The complete works of one of history’s greatest scientists, Charles Darwin, are being published online. The project run by Cambridge University has digitised some 50,000 pages of text and 40,000 images of original publications – all of it searchable.Other texts appearing online for the first time include the first editions of the Journal Of Researches (1839), The Descent Of Man (1871), The Zoology Of The Voyage Of HMS Beagle (1838-43) and the 2nd, 3rd, 4th and 5th editions of the Origin Of Species, the pivotal tome that elucidated his thoughts on evolution.
Wrong! While eBooks may be snazzy new technology to some bromidian Cambridge professors, Project Gutenberg has been producing them since 1976. Plain vanilla, ASCII searchable texts, too! Guess Cambridge and BBC should have checked PG’s stash first. A cursory search indicates that this is not the “first time” some of these texts have gone online.
Still, the pictures and downloadable MP3s should be a lot of fun.
Related:
The Complete Works Of Charles Darwin Online (Cambridge University)
Charles Darwin eBooks In English And French (Project Gutenberg)
Hey Maitri!
Not to be nitpicky, but I think the article is saying that these particular editions have never been available online.
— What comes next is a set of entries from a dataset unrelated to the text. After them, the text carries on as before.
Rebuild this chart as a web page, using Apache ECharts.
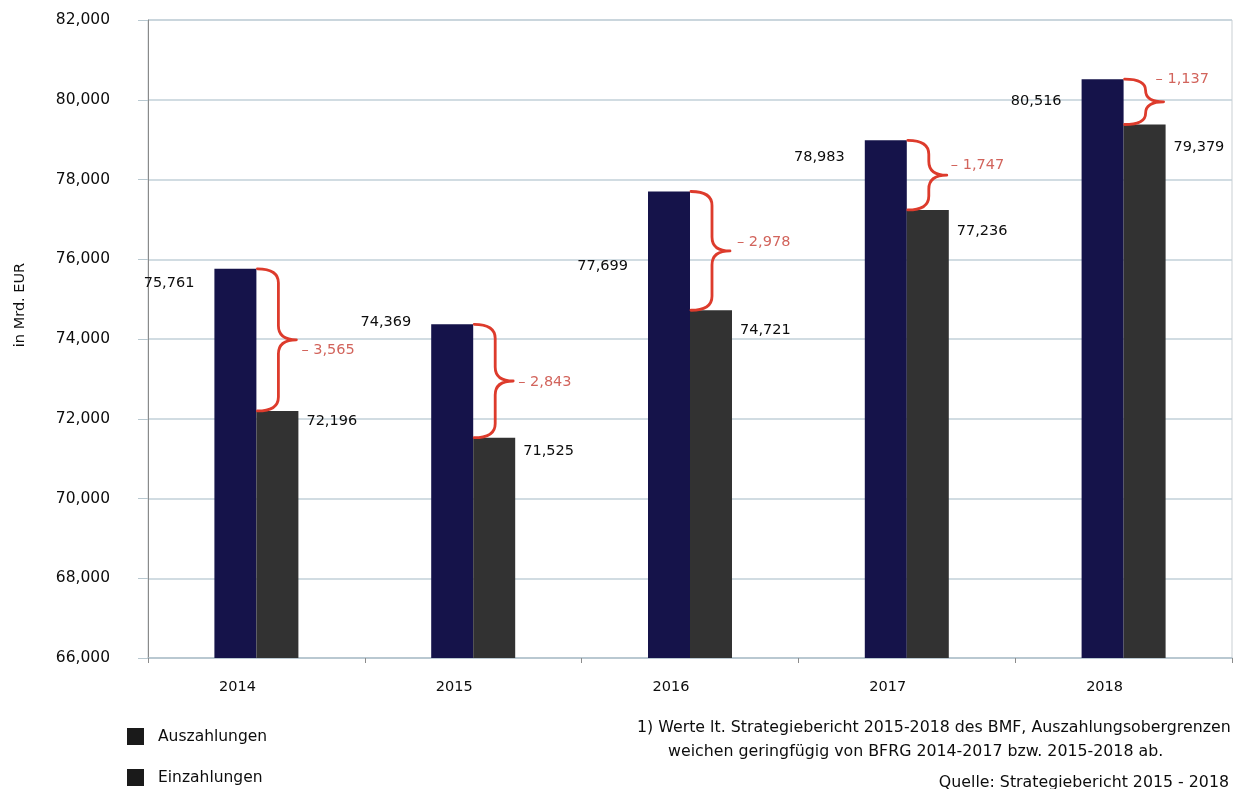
<!DOCTYPE html>
<html>
<head>
<meta charset="utf-8">
<script src="https://cdn.jsdelivr.net/npm/echarts@6/dist/echarts.min.js"></script>
<style>
  html, body { margin: 0; padding: 0; background: #ffffff; }
  #chart { width: 1237px; height: 789px; }
</style>
</head>
<body>
<div id="chart"></div>
<script>
// Budget years and amounts (Mrd. EUR)
const years = ['2014', '2015', '2016', '2017', '2018'];
const auszahlungen = [75761, 74369, 77699, 78983, 80516];
const einzahlungen = [72196, 71525, 74721, 77236, 79379];
const differenz = [3565, 2843, 2978, 1747, 1137];
const yMin = 66000, yMax = 82000, yStep = 2000;

// Vertical nudges of the value labels (px below the bar top)
const auszLabelDy = [14, -2, 75, 17, 22];
const einzLabelDy = [10, 14, 20, 21, 23];
// Placement of each gap label relative to the tip of its brace [dx, dy]
const diffLabelShift = [[5, 10], [5, 1], [7, -9], [4, -10], [-8, -23]];

const FONT = '"DejaVu Sans", sans-serif';
const TEXT = '#0d0d0d';
const NAVY = '#15134a';
const GREY = '#323232';
const RED = '#dd3b2c';
const RED_TEXT = '#d2645c';
const BAR_W = 42;

const fmt = v => Number(v).toLocaleString('en-US');

const chart = echarts.init(document.getElementById('chart'), null, { renderer: 'canvas' });

const auszData = auszahlungen.map((v, i) => ({
  value: v,
  label: { position: [-20, auszLabelDy[i]] }
}));
const einzData = einzahlungen.map((v, i) => ({
  value: v,
  label: { position: [BAR_W + 8, einzLabelDy[i]] }
}));
const braceData = years.map((y, i) => [i, auszahlungen[i], einzahlungen[i], differenz[i]]);

// Curly brace between the tops of the two bars of a year, with the gap value
function renderBrace(params, api) {
  const idx = api.value(0);
  const top = api.coord([idx, api.value(1)]);
  const bot = api.coord([idx, api.value(2)]);
  const x0 = top[0] + 1;
  const xv = x0 + 21;
  const xp = x0 + 39;
  const yT = top[1], yB = bot[1], yM = (yT + yB) / 2;
  const h = yB - yT;
  const r = Math.min(14, h / 4);
  const d = [
    'M', x0, yT,
    'Q', xv, yT, xv, yT + r,
    'L', xv, yM - r,
    'Q', xv, yM, xp, yM,
    'Q', xv, yM, xv, yM + r,
    'L', xv, yB - r,
    'Q', xv, yB, x0, yB
  ].join(' ');
  const shift = diffLabelShift[params.dataIndex];
  return {
    type: 'group',
    children: [
      {
        type: 'path',
        shape: { pathData: d },
        style: { fill: 'none', stroke: RED, lineWidth: 2.8, lineCap: 'round', lineJoin: 'round' }
      },
      {
        type: 'text',
        style: {
          text: '\u2013 ' + fmt(api.value(3)),
          x: xp + shift[0],
          y: yM + shift[1],
          align: 'left',
          verticalAlign: 'middle',
          fill: RED_TEXT,
          font: '14.5px ' + FONT
        }
      }
    ]
  };
}

const option = {
  backgroundColor: '#ffffff',
  animation: false,
  textStyle: { fontFamily: FONT },
  grid: {
    left: 148, right: 5, top: 20, bottom: 131,
    show: true, borderColor: '#c9cfd3', borderWidth: 1
  },
  legend: {
    orient: 'vertical',
    left: 127, top: 728,
    padding: 0,
    itemWidth: 17, itemHeight: 17, itemGap: 24,
    icon: 'rect',
    data: [
      { name: 'Auszahlungen', itemStyle: { color: '#1a1a1a' } },
      { name: 'Einzahlungen', itemStyle: { color: '#1a1a1a' } }
    ],
    textStyle: { fontFamily: FONT, fontSize: 15.5, color: TEXT, padding: [0, 0, 0, 9], lineHeight: 17 }
  },
  xAxis: {
    type: 'category',
    data: years,
    axisLine: { show: true, lineStyle: { color: '#b4c4cd', width: 1.5 } },
    axisTick: { show: true, length: 5, lineStyle: { color: '#8c8c8c' } },
    axisLabel: {
      margin: 22, fontSize: 14.5, color: TEXT, fontFamily: FONT,
      padding: [0, 38, 0, 0]
    },
    splitLine: { show: false }
  },
  yAxis: {
    type: 'value',
    min: yMin, max: yMax, interval: yStep,
    axisLine: { show: true, lineStyle: { color: '#8a8a8a', width: 1 } },
    axisTick: { show: true, length: 10, lineStyle: { color: '#b8c8d0' } },
    axisLabel: { margin: 38, fontSize: 15.5, color: TEXT, fontFamily: FONT, formatter: v => fmt(v) },
    splitLine: { show: true, lineStyle: { color: '#c2d0d8', width: 1.5 } }
  },
  graphic: [
    {
      type: 'text',
      x: 20, y: 305, rotation: Math.PI / 2,
      style: { text: 'in Mrd. EUR', font: '14.5px ' + FONT, fill: TEXT, align: 'center', verticalAlign: 'middle' }
    },
    {
      type: 'text', x: 637, y: 728,
      style: { text: '1) Werte lt. Strategiebericht 2015-2018 des BMF, Auszahlungsobergrenzen', font: '15.8px ' + FONT, fill: TEXT, align: 'left', verticalAlign: 'middle' }
    },
    {
      type: 'text', x: 668, y: 752,
      style: { text: 'weichen geringfügig von BFRG 2014-2017 bzw. 2015-2018 ab.', font: '15.8px ' + FONT, fill: TEXT, align: 'left', verticalAlign: 'middle' }
    },
    {
      type: 'text', x: 1229, y: 783,
      style: { text: 'Quelle: Strategiebericht 2015 - 2018', font: '15.8px ' + FONT, fill: TEXT, align: 'right', verticalAlign: 'middle' }
    }
  ],
  series: [
    {
      name: 'Auszahlungen',
      type: 'bar',
      barWidth: BAR_W,
      barGap: '0%',
      itemStyle: { color: NAVY },
      label: {
        show: true, align: 'right', verticalAlign: 'middle',
        fontSize: 14.5, color: TEXT, fontFamily: FONT,
        formatter: p => fmt(p.value)
      },
      data: auszData,
      z: 2
    },
    {
      name: 'Einzahlungen',
      type: 'bar',
      barWidth: BAR_W,
      barGap: '0%',
      itemStyle: { color: GREY },
      label: {
        show: true, align: 'left', verticalAlign: 'middle',
        fontSize: 14.5, color: TEXT, fontFamily: FONT,
        formatter: p => fmt(p.value)
      },
      data: einzData,
      z: 2
    },
    {
      name: 'Differenz',
      type: 'custom',
      renderItem: renderBrace,
      encode: { x: 0, y: [1, 2] },
      data: braceData,
      clip: false,
      silent: true,
      z: 5
    }
  ]
};

chart.setOption(option);
</script>
</body>
</html>
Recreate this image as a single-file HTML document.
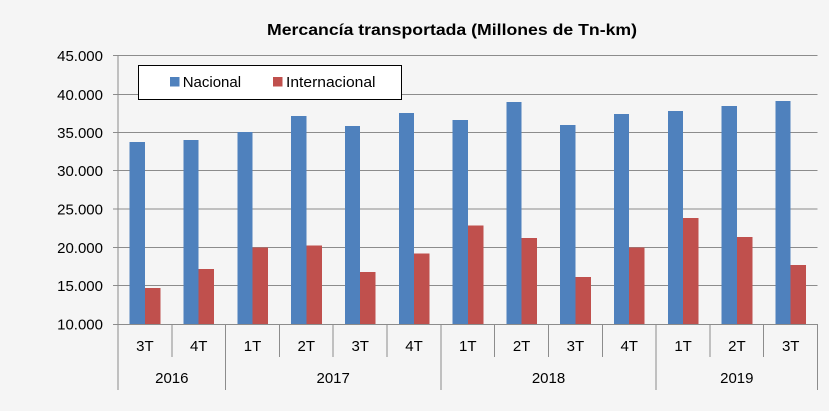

For instance, they’re publishing the 2nd, 3rd, 4th and 5th editions of Origin of Species, whereas the OoS on Project Gutenberg is the 11th edition.
And edition makes a difference in the eBook format because … ?
Well, there’s differences from one edition to the next (mainly of importance to scholars.) Academic texts would be more prone to revision than, say, fictional works.
In this case, OoS went through 6 revisions during Darwin’s lifetime “with cumulative changes and revisions to deal with counter-arguments raised” (from Wikipedia.) So having online access to editions 1-6 (six being the definitive edition, apparently) would be nice, and wasn’t possible prior to the work at Cambridge.
I know the difference between editions; it was my stab at facetious humor which failed as usual. My friends use bold, green text to indicate sarcasm – perhaps I should follow suit. Project Gutenberg worked very hard to get whatever editions they have, and they should’ve been cited as having done previous work on ePublishing Darwin’s treatises.
Oh, ok. Yeah, that went right over my head! Nothing against Project Gutenberg here, it just seemed like the article was technically correct – perhaps it could have been a bit broader in scope.